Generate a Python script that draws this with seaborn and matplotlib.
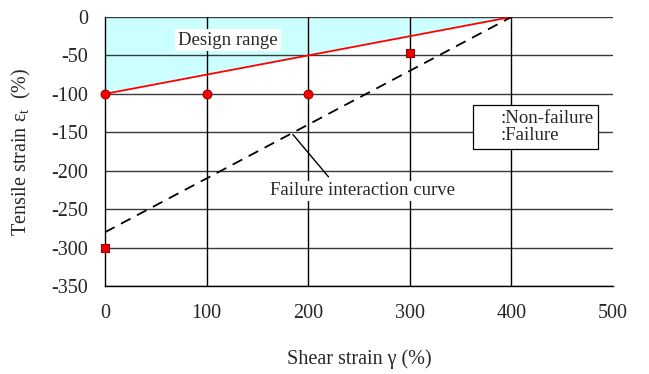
import matplotlib
matplotlib.use("Agg")
import matplotlib.pyplot as plt
import seaborn as sns
from matplotlib.lines import Line2D

# Data
design_x = [0, 0, 400]
design_y = [0, -100, 0]
design_line_x = [0, 400]
design_line_y = [-100, 0]
failure_curve_x = [0, 400]
failure_curve_y = [-280, 0]
nonfail_x = [0, 100, 200]
nonfail_y = [-100, -100, -100]
fail_x = [300, 0]
fail_y = [-47, -300]
xticks = [0, 100, 200, 300, 400, 500]
yticks = [0, -50, -100, -150, -200, -250, -300, -350]

sns.set_style("white")
plt.rcParams['font.family'] = ['Liberation Serif', 'DejaVu Serif']
plt.rcParams['mathtext.fontset'] = 'custom'
plt.rcParams['mathtext.rm'] = 'Liberation Serif'

fig = plt.figure(figsize=(6.49, 3.74), dpi=100)
ax = fig.add_axes([105/649, 1-286/374, (613-105)/649, (286-17)/374])

ax.set_xlim(0, 500)
ax.set_ylim(-350, 0)

ax.fill(design_x, design_y, color='#ccffff', zorder=0.5, lw=0)

# grid
for y in yticks:
    ax.axhline(y, color='#3a3a3a', lw=1.0, zorder=1)
for x in xticks[1:-1]:
    ax.axvline(x, color='black', lw=1.0, zorder=1)

sns.lineplot(x=design_line_x, y=design_line_y, ax=ax, color='#ff0000', lw=1.3, zorder=3)
sns.lineplot(x=failure_curve_x, y=failure_curve_y, ax=ax, color='black', lw=1.3,
             linestyle=(0, (6, 4)), zorder=3)

sns.scatterplot(x=nonfail_x, y=nonfail_y, ax=ax, marker='o', s=40, color='#ff0000',
                edgecolor='#990000', linewidth=0.8, zorder=5, clip_on=False)
sns.scatterplot(x=fail_x, y=fail_y, ax=ax, marker='s', s=40, color='#ee0000',
                edgecolor='#990000', linewidth=0.8, zorder=5, clip_on=False)

ax.text(121, -30, "Design range", fontsize=13.5, ha='center', va='center', zorder=6,
        bbox=dict(facecolor='white', edgecolor='none', pad=2))
ax.text(253, -226, "Failure interaction curve", fontsize=13.5, ha='center', va='center', zorder=6,
        bbox=dict(facecolor='white', edgecolor='none', pad=1))
ax.plot([185, 220], [-153, -208], color='black', lw=1.0, zorder=6)

# legend box
handles = [Line2D([], [], linestyle='none', marker=None),
           Line2D([], [], linestyle='none', marker=None)]
leg = ax.legend(handles, [":Non-failure", ":Failure"], loc='upper left',
                bbox_to_anchor=((473-105)/508, 1-(105-17)/269), fontsize=13.5,
                frameon=True, fancybox=False, edgecolor='black', framealpha=1,
                borderpad=0.25, labelspacing=0.0, handlelength=1.0, handletextpad=0.2,
                borderaxespad=0)
leg.get_frame().set_linewidth(0.9)
leg.set_zorder(7)

ax.set_xticks(xticks)
ax.set_yticks(yticks)
ax.set_xticklabels([str(v) for v in xticks])
ax.set_yticklabels([str(v) for v in yticks])
ax.tick_params(axis='x', length=0, pad=13, labelsize=14.5)
ax.tick_params(axis='y', length=0, pad=12, labelsize=14.5)

for s in ['top', 'right']:
    ax.spines[s].set_visible(False)
for s in ['left', 'bottom']:
    ax.spines[s].set_color('black')
    ax.spines[s].set_linewidth(1.0)

ax.set_xlabel("Shear strain γ (%)", fontsize=14.5, labelpad=19)
ax.set_ylabel(r"Tensile strain ε$_\mathrm{t}$  (%)", fontsize=14.5, labelpad=13)

fig.savefig("out.png", dpi=100)
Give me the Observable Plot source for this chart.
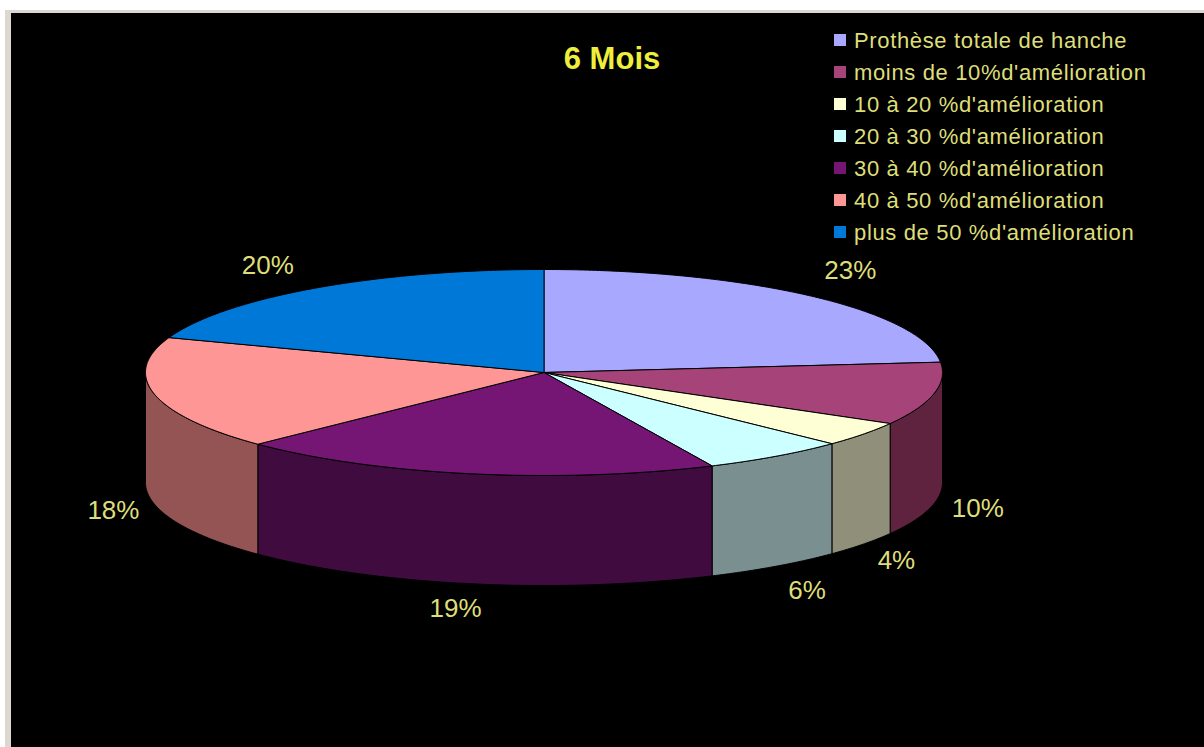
----
TASK REQUIREMENTS:
With the pictures left out, restate word for word every line of the data above, from the first down to the line that contains "from matplotlib.lines import Line2D".

IN RESPONSE:
Generate a Python script that draws this with seaborn and matplotlib.
import matplotlib
matplotlib.use("Agg")
import matplotlib.pyplot as plt
import seaborn as sns
from matplotlib.lines import Line2D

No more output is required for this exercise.